The motivation behind the appeal was to clarify incidents leading up to the deal between Patria management and the Slovenian government. The case concerned Patria’s sale of 135 AMV armoured vehicles to Slovenia in 2006.
In its decision, the court said it wasn’t proven that a fee paid to Slovenia’s Austrian consulting firm, from top officials at Patria, was a bribe.
According to the prosecutor, supplemental payments were made as part of the deal that were intended to serve as a bribe for Slovenian officials.
While the charges were rejected in Hämeenlinna District Court in January of 2014, the decision handed down at the time indicated there was still a reasonable doubt remaining.
The case involved Patria’s former director Jorma Wiitakorpi, Heikki Hulkkonen, director of the subsidiary Patria Vehicles at the time of the deal, and two others who worked as operative managers at Patria at the time.
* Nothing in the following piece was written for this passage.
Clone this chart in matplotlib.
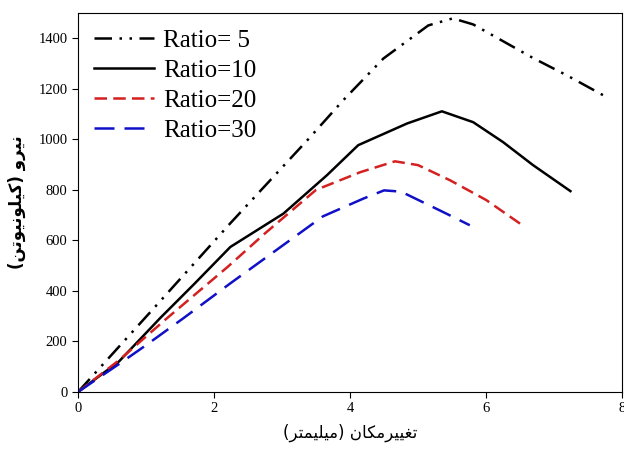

Burden of proof on prosecution
The court said it was up to the prosecution to prove that the consulting fee was paid in order to affect the armoured vehicle sale.
The appeals court also said that it was the fault of the Finnish state that the appeal process was delayed by more than a year and each of the defendants were awarded 1,500 euros.
Another of Patria’s international armoured vehicle deals that ended up in court, with Croatia, remains in the Turku Court of Appeal.
Prosecutors have criticised the splitting up of the Croatian and Slovenian cases and said that they should have been addressed in a single trial.